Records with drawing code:

* * * * * * *

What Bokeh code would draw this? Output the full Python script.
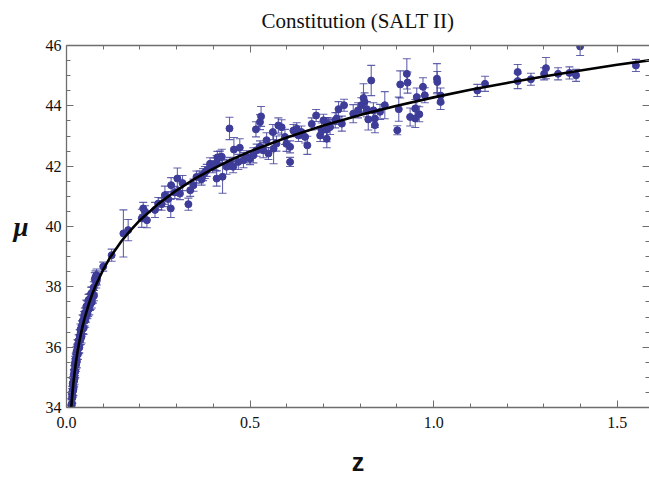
from bokeh.plotting import figure
from bokeh.models import LinearAxis, FixedTicker, ColumnDataSource, NumeralTickFormatter, CustomJSTickFormatter, Title
from bokeh.embed import file_html
from bokeh.resources import INLINE

# ---- data ----
z_low = [0.013, 0.014, 0.015, 0.015, 0.016, 0.016, 0.017, 0.017, 0.018, 0.018,
         0.019, 0.019, 0.020, 0.020, 0.021, 0.021, 0.022, 0.022, 0.023, 0.023,
         0.024, 0.024, 0.025, 0.025, 0.026, 0.026, 0.027, 0.027, 0.028, 0.028,
         0.029, 0.030, 0.030, 0.031, 0.032, 0.032, 0.033, 0.034, 0.035, 0.035,
         0.036, 0.037, 0.038, 0.039, 0.040, 0.041, 0.042, 0.043, 0.044, 0.045,
         0.046, 0.047, 0.048, 0.049, 0.050, 0.051, 0.052, 0.053, 0.054, 0.055,
         0.056, 0.057, 0.058, 0.059, 0.060, 0.061, 0.062, 0.063, 0.064, 0.065,
         0.066, 0.067, 0.068, 0.069, 0.070, 0.072, 0.074, 0.075, 0.077, 0.079,
         0.081, 0.082, 0.083]
mu_low = [34.08, 34.06, 34.44, 34.14, 34.51, 34.34, 34.79, 34.53, 34.57, 34.82,
          34.85, 34.61, 35.09, 34.87, 35.24, 34.92, 35.20, 34.96, 35.48, 35.21,
          35.44, 35.19, 35.42, 35.61, 35.41, 35.59, 35.83, 35.53, 35.73, 35.51,
          35.90, 35.78, 36.04, 35.77, 36.07, 35.95, 36.22, 36.02, 36.24, 35.99,
          36.37, 36.23, 36.58, 36.29, 36.52, 36.36, 36.70, 36.60, 36.87, 36.63,
          36.86, 36.64, 37.01, 36.91, 37.14, 36.88, 37.12, 37.02, 37.35, 37.14,
          37.34, 37.12, 37.35, 37.24, 37.56, 37.39, 37.28, 37.59, 37.42, 37.61,
          37.44, 37.77, 37.60, 37.50, 37.81, 37.67, 37.98, 37.71, 38.25, 38.33,
          38.14, 38.39, 38.25]
err_low = [0.22, 0.20, 0.18, 0.21, 0.19, 0.20, 0.17, 0.18, 0.16, 0.19,
           0.18, 0.22, 0.17, 0.20, 0.16, 0.21, 0.18, 0.19, 0.22, 0.15,
           0.18, 0.20, 0.16, 0.19, 0.21, 0.17, 0.18, 0.22, 0.16, 0.19,
           0.20, 0.17, 0.21, 0.18, 0.16, 0.20, 0.19, 0.22, 0.17, 0.18,
           0.21, 0.16, 0.19, 0.20, 0.18, 0.22, 0.17, 0.16, 0.20, 0.19,
           0.18, 0.21, 0.17, 0.20, 0.16, 0.22, 0.18, 0.19, 0.21, 0.17,
           0.20, 0.18, 0.16, 0.22, 0.19, 0.17, 0.21, 0.18, 0.20, 0.16,
           0.19, 0.22, 0.17, 0.20, 0.18, 0.21, 0.19, 0.17, 0.22, 0.20,
           0.18, 0.20, 0.19]

z_mid = [0.100, 0.123, 0.155, 0.168, 0.209, 0.205, 0.219, 0.214, 0.241, 0.250,
         0.268, 0.284, 0.285, 0.302, 0.309, 0.316, 0.332, 0.337, 0.346, 0.363,
         0.382, 0.409, 0.409, 0.418, 0.259, 0.277, 0.295, 0.354, 0.391, 0.372,
         0.398, 0.368, 0.377, 0.404, 0.411, 0.444, 0.530, 0.527, 0.516, 0.425,
         0.423, 0.456, 0.472, 0.609, 0.564, 0.562, 0.577, 0.586, 0.599, 0.618,
         0.627, 0.640, 0.656, 0.680, 0.668, 0.713, 0.482, 0.491, 0.509, 0.527,
         0.536, 0.550, 0.545, 0.572, 0.436, 0.454, 0.445, 0.468, 0.500, 0.518,
         0.595, 0.632, 0.650, 0.691, 0.609]
mu_mid = [38.67, 39.05, 39.77, 39.88, 40.60, 40.27, 40.21, 40.49, 40.55, 40.76,
          41.04, 40.60, 41.37, 41.59, 41.09, 41.44, 40.74, 41.20, 41.37, 41.64,
          41.86, 42.10, 41.59, 42.30, 40.74, 40.91, 41.13, 41.64, 42.08, 41.72,
          41.98, 41.57, 41.79, 42.07, 42.29, 43.25, 43.65, 43.46, 43.22, 41.65,
          42.31, 42.55, 42.61, 42.14, 42.58, 43.13, 43.35, 43.29, 42.74, 43.18,
          43.24, 43.13, 42.69, 43.68, 43.40, 43.40, 42.20, 42.31, 42.36, 42.64,
          42.53, 42.42, 42.86, 42.75, 41.98, 41.98, 42.09, 42.14, 42.25, 42.53,
          42.97, 43.02, 42.97, 43.02, 42.64]
err_mid = [0.15, 0.20, 0.78, 0.35, 0.20, 0.30, 0.25, 0.20, 0.25, 0.20,
           0.30, 0.30, 0.25, 0.35, 0.20, 0.25, 0.20, 0.20, 0.20, 0.20,
           0.20, 0.25, 0.25, 0.20, 0.20, 0.25, 0.20, 0.20, 0.20, 0.20,
           0.20, 0.20, 0.20, 0.20, 0.20, 0.37, 0.33, 0.25, 0.25, 0.55,
           0.25, 0.40, 0.30, 0.15, 0.50, 0.25, 0.25, 0.25, 0.25, 0.20,
           0.20, 0.20, 0.30, 0.20, 0.20, 0.20, 0.25, 0.20, 0.25, 0.20,
           0.25, 0.20, 0.25, 0.25, 0.25, 0.20, 0.20, 0.25, 0.20, 0.20,
           0.25, 0.20, 0.20, 0.20, 0.20]

z_high = [0.830, 0.909, 0.927, 0.929, 1.009, 1.010, 0.809, 0.812, 0.756, 0.741,
          0.709, 0.709, 0.695, 0.732, 0.750, 0.781, 0.794, 0.818, 0.822, 0.840,
          0.840, 0.854, 0.867, 0.905, 0.901, 0.936, 0.950, 0.954, 0.950, 0.961,
          0.971, 0.976, 1.019, 1.019, 0.700, 0.718, 0.736, 0.803, 0.836, 1.119,
          1.140, 1.229, 1.229, 1.265, 1.301, 1.306, 1.339, 1.370, 1.388, 1.399,
          1.551]
mu_high = [44.84, 44.71, 45.06, 44.77, 44.90, 44.79, 44.26, 44.13, 44.02, 43.89,
           43.21, 42.91, 43.18, 43.52, 43.41, 43.74, 43.85, 43.89, 43.55, 43.58,
           43.36, 43.80, 44.02, 43.89, 43.19, 43.63, 43.91, 44.29, 43.58, 43.72,
           44.63, 44.35, 44.13, 44.34, 43.52, 43.30, 43.58, 44.02, 43.85, 44.51,
           44.73, 45.12, 44.82, 44.88, 45.06, 45.25, 45.06, 45.09, 45.01, 45.97,
           45.34]
err_high = [0.50, 0.45, 0.50, 0.35, 0.50, 0.35, 0.47, 0.30, 0.20, 0.25,
            0.40, 0.30, 0.25, 0.25, 0.25, 0.30, 0.25, 0.25, 0.35, 0.30,
            0.25, 0.25, 0.45, 0.40, 0.15, 0.30, 0.30, 0.30, 0.30, 0.25,
            0.30, 0.25, 0.25, 0.25, 0.20, 0.25, 0.20, 0.25, 0.25, 0.20,
            0.25, 0.25, 0.25, 0.20, 0.20, 0.35, 0.20, 0.20, 0.20, 0.30,
            0.20]

curve_z = [0.010, 0.0115, 0.013, 0.015, 0.017, 0.020, 0.025, 0.030, 0.035, 0.040,
           0.045, 0.050, 0.060, 0.070, 0.080, 0.100, 0.120, 0.150, 0.175, 0.200,
           0.250, 0.300, 0.350, 0.400, 0.450, 0.500, 0.600, 0.700, 0.800, 0.900,
           1.000, 1.100, 1.200, 1.300, 1.400, 1.500, 1.600]
curve_mu = [33.42, 33.73, 34.00, 34.32, 34.59, 34.95, 35.44, 35.85, 36.19, 36.49,
            36.75, 36.99, 37.40, 37.76, 38.06, 38.57, 39.00, 39.52, 39.88, 40.21,
            40.75, 41.20, 41.59, 41.92, 42.22, 42.49, 42.95, 43.35, 43.70, 44.00,
            44.28, 44.53, 44.76, 44.97, 45.17, 45.36, 45.53]

x_major = [0.0, 0.5, 1.0, 1.5]
x_minor = [0.1, 0.2, 0.3, 0.4, 0.6, 0.7, 0.8, 0.9, 1.1, 1.2, 1.3, 1.4, 1.6]
y_major = [34, 36, 38, 40, 42, 44, 46]
y_minor = [34.5, 35, 35.5, 36.5, 37, 37.5, 38.5, 39, 39.5, 40.5, 41, 41.5,
           42.5, 43, 43.5, 44.5, 45, 45.5]
spacer_tick = [0.8]

title_text = "Constitution (SALT II)"
x_label = "z"
y_label = "\u03bc"

# ---- build ----
z_all = z_low + z_mid + z_high
mu_all = mu_low + mu_mid + mu_high
err_all = err_low + err_mid + err_high
src = ColumnDataSource(dict(
    z=z_all, mu=mu_all,
    up=[m + e for m, e in zip(mu_all, err_all)],
    lo=[m - e for m, e in zip(mu_all, err_all)],
))

PT = "#3d3d99"
FRAME = "#6e6e6e"
SERIF = "'Liberation Serif'"

p = figure(width=649, height=478, x_range=(0, 1.588), y_range=(34, 46),
           output_backend="svg", toolbar_location=None,
           min_border_left=66, min_border_right=0, min_border_top=45,
           min_border_bottom=70)
p.title.visible = False
p.xgrid.visible = False
p.ygrid.visible = False
p.outline_line_color = None
p.background_fill_color = "white"
p.border_fill_color = "white"

xt = FixedTicker(ticks=x_major, minor_ticks=x_minor)
yt = FixedTicker(ticks=y_major, minor_ticks=y_minor)
blank = CustomJSTickFormatter(code="return ''")


def style(ax, labels=True):
    ax.major_tick_in = 7
    ax.major_tick_out = 0
    ax.minor_tick_in = 4
    ax.minor_tick_out = 0
    ax.axis_line_color = FRAME
    ax.axis_line_width = 1.3
    ax.major_tick_line_color = FRAME
    ax.minor_tick_line_color = FRAME
    if labels:
        ax.major_label_text_font = SERIF
        ax.major_label_text_font_size = "16px"
        ax.major_label_text_color = "#111111"
    else:
        ax.formatter = blank
        ax.major_label_standoff = 0


xa = p.xaxis[0]
ya = p.yaxis[0]
xa.ticker = xt
ya.ticker = yt
style(xa)
style(ya)
xa.formatter = NumeralTickFormatter(format="0.0")
xa.major_label_standoff = 9
ya.major_label_standoff = 5

xa.axis_label = x_label
xa.axis_label_text_font = "'Liberation Sans'"
xa.axis_label_text_font_size = "25px"
xa.axis_label_text_font_style = "bold"
xa.axis_label_text_color = "#111111"
xa.axis_label_standoff = 17

ya.axis_label = y_label
ya.axis_label_orientation = "horizontal"
ya.axis_label_text_font = SERIF
ya.axis_label_text_font_size = "27px"
ya.axis_label_text_font_style = "bold italic"
ya.axis_label_text_color = "#111111"
ya.axis_label_standoff = 14

top = LinearAxis(ticker=xt)
style(top, labels=False)
p.add_layout(top, "above")

# invisible spacer between the top frame ticks and the title
spacer = LinearAxis(ticker=FixedTicker(ticks=spacer_tick, minor_ticks=[]),
                    formatter=blank,
                    major_tick_in=0, major_tick_out=13,
                    minor_tick_in=0, minor_tick_out=0,
                    major_label_standoff=0,
                    axis_line_alpha=0, major_tick_line_alpha=0,
                    minor_tick_line_alpha=0)
p.add_layout(spacer, "above")

p.add_layout(Title(text=title_text, align="center", text_font=SERIF,
                   text_font_size="21px", text_font_style="normal",
                   text_color="#111111", standoff=0), "above")

right = LinearAxis(ticker=yt)
style(right, labels=False)
right.axis_line_alpha = 0
p.add_layout(right, "right")

# error bars
p.segment(x0="z", y0="lo", x1="z", y1="up", source=src,
          line_color=PT, line_width=1.1, line_alpha=0.8)
p.scatter(x="z", y="up", source=src, marker="dash", size=8,
          line_color=PT, line_width=1.1, line_alpha=0.8)
p.scatter(x="z", y="lo", source=src, marker="dash", size=8,
          line_color=PT, line_width=1.1, line_alpha=0.8)
# points
p.scatter(x="z", y="mu", source=src, marker="circle", size=7,
          fill_color=PT, line_color=PT)
# model curve
p.line(curve_z, curve_mu, line_color="black", line_width=2.6)

open("out.html", "w").write(file_html(p, INLINE))
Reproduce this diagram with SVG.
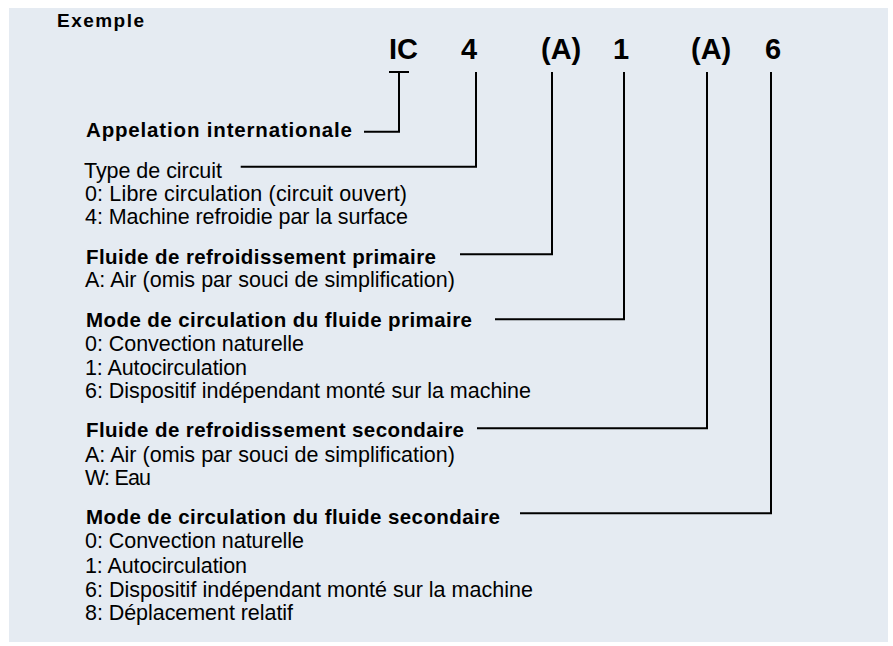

* * * * * * *

= Your goal =
Return only the lines from the start of the data through the line that contains "from bokeh.resources import INLINE", please, copying them exactly and omitting all pictures.

= Correct answer =
What Bokeh code would draw this? Output the full Python script.
from bokeh.plotting import figure
from bokeh.models import LinearAxis, FixedTicker, ColumnDataSource, NumeralTickFormatter, CustomJSTickFormatter, Title
from bokeh.embed import file_html
from bokeh.resources import INLINE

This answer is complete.